US markets rebound

Ahead of Federal Reserve minutes this evening, US markets are notching up small gains, while the FTSE continues to labour in the red.

Wall street sign
Source: Bloomberg

Insurers weigh on FTSE

Insurers have conspired to keep the FTSE down today, after Admiral dived 6.7% and took the rest of the sector with it. The trading update this morning rather scuppered the rally in the share price, which had until yesterday stood at three-year highs. Evidently the company has aimed at getting the bad news out of the way, and the sound of earnings revisions could be heard across the City today, but Admiral will need to plot a steady course now to avoid taking on more water.

Aviva disappointed too, after its new targets were deemed insufficiently ambitious, an odd fate for a company whose previous hubris was widely derided. 

US markets bounce back

US markets steadied the ship this afternoon after two steep days of declines, but all this is made in the face of Fed minutes that could easily upset the delicate balance.

At least Alcoa has done well, getting earnings season off to an impressive start. Its shareholders should continue to thank the Dow Jones for booting their company out of the index, as Alcoa shares have gained over 40% this year, versus a miserly 2.2% for the Dow.
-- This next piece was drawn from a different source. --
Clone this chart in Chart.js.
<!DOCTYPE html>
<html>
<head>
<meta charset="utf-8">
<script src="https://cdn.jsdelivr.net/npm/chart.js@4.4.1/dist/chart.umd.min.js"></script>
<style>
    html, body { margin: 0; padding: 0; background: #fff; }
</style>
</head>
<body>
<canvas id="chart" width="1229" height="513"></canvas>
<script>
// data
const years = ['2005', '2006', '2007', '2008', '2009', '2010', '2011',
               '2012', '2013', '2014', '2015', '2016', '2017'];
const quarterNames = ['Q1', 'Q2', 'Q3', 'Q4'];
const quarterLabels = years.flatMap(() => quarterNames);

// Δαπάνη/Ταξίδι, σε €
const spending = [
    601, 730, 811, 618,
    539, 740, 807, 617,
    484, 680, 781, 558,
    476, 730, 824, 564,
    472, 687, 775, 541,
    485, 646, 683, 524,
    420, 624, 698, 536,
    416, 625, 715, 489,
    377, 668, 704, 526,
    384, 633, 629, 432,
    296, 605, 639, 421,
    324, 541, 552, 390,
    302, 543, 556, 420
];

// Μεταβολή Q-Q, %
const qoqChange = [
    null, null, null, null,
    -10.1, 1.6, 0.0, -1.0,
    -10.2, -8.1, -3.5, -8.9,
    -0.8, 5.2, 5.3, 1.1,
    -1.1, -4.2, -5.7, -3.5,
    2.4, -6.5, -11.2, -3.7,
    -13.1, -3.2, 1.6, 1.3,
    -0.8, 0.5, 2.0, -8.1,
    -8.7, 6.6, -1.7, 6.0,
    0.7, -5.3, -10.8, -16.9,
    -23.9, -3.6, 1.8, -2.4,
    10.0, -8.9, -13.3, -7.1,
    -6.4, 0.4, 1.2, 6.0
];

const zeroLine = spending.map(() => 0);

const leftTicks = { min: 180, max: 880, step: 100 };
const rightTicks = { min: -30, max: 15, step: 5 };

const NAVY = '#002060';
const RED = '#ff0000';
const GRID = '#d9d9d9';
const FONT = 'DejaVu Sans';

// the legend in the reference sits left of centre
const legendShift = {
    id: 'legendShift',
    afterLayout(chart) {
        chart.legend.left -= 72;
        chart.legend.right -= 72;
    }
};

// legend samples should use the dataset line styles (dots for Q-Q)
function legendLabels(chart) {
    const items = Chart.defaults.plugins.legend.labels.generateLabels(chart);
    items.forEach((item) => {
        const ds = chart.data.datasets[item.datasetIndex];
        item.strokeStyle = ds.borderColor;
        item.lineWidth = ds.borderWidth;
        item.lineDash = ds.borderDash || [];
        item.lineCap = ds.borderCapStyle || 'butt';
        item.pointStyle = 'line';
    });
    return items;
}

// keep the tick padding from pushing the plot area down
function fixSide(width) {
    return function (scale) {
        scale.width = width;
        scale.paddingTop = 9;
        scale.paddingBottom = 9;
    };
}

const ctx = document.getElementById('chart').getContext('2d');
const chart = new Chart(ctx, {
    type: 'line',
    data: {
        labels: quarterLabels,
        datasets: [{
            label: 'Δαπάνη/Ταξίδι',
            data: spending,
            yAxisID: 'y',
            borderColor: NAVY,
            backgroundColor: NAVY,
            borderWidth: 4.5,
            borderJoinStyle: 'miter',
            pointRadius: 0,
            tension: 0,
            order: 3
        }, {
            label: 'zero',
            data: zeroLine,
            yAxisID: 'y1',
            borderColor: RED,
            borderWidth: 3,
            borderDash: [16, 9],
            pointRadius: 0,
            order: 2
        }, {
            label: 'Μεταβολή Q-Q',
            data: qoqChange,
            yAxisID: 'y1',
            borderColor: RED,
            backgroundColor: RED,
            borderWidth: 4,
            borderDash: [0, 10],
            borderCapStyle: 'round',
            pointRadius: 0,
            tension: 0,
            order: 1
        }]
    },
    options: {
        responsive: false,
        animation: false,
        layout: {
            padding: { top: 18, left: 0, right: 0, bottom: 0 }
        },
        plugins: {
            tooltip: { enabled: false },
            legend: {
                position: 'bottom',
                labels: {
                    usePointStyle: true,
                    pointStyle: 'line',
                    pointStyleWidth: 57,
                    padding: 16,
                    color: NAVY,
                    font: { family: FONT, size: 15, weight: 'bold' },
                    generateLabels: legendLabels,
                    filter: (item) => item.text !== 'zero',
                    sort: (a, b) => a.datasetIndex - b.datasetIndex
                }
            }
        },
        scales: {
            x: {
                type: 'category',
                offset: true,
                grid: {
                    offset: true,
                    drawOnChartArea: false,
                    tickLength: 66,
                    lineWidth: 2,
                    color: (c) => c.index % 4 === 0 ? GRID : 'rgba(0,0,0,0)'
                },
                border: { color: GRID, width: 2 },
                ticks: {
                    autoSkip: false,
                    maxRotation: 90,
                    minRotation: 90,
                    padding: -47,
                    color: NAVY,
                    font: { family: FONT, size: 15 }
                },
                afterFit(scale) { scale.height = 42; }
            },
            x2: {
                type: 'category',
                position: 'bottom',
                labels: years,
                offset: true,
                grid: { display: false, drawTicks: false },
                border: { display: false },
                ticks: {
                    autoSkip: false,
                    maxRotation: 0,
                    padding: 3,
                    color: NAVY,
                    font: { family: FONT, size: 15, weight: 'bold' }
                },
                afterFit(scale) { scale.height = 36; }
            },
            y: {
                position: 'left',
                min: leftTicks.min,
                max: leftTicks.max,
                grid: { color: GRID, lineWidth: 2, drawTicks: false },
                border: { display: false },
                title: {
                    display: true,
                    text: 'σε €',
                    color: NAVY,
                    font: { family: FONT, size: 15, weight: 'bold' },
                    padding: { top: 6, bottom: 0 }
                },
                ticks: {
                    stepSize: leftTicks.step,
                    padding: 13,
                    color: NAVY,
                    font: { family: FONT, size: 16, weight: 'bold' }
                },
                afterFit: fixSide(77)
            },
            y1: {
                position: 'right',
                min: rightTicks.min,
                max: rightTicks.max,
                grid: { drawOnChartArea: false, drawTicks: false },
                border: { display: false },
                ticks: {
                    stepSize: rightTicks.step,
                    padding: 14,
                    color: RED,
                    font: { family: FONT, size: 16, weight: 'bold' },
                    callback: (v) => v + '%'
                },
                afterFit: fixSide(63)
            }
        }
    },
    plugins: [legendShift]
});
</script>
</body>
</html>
Once again the Dow is keeping a healthy distance between itself and the 20-day moving average – at present it seems that the louder the calls for a correction become, the smaller the dips get.

Brent sheds June gains

The breakdown in oil prices has seen both Brent and NYMEX shed almost all their June gains, as Libyan supplies come back onto the market and remove yet another of the props that supported the price during its summer rally. Seasonality issues may help to lift the commodity in the short term, as the summer holiday gets underway in the US, but unless the level of tension in Iraq is ratcheted up several notches there seems little to lift oil from its current doldrums. Brent’s target is now $108, while NYMEX is fighting for its 100-day moving average at $102.40.

Euro finds buyers

EUR/USD is doing its best to shrug off the ‘death cross’ witnessed at the end of last week, as it continues to find buyers around $1.3640, but these gains are being made with a nervous eye on the Fed minutes this evening. Any hawkish tone here could see the euro gains evaporate rapidly and signal a new attempt to head towards $1.35.

Meanwhile the pound is little changed versus the dollar, but even a surprise set of minutes would likely only see it slip back towards $1.70, as it deals with the weaker UK economic data seen yesterday.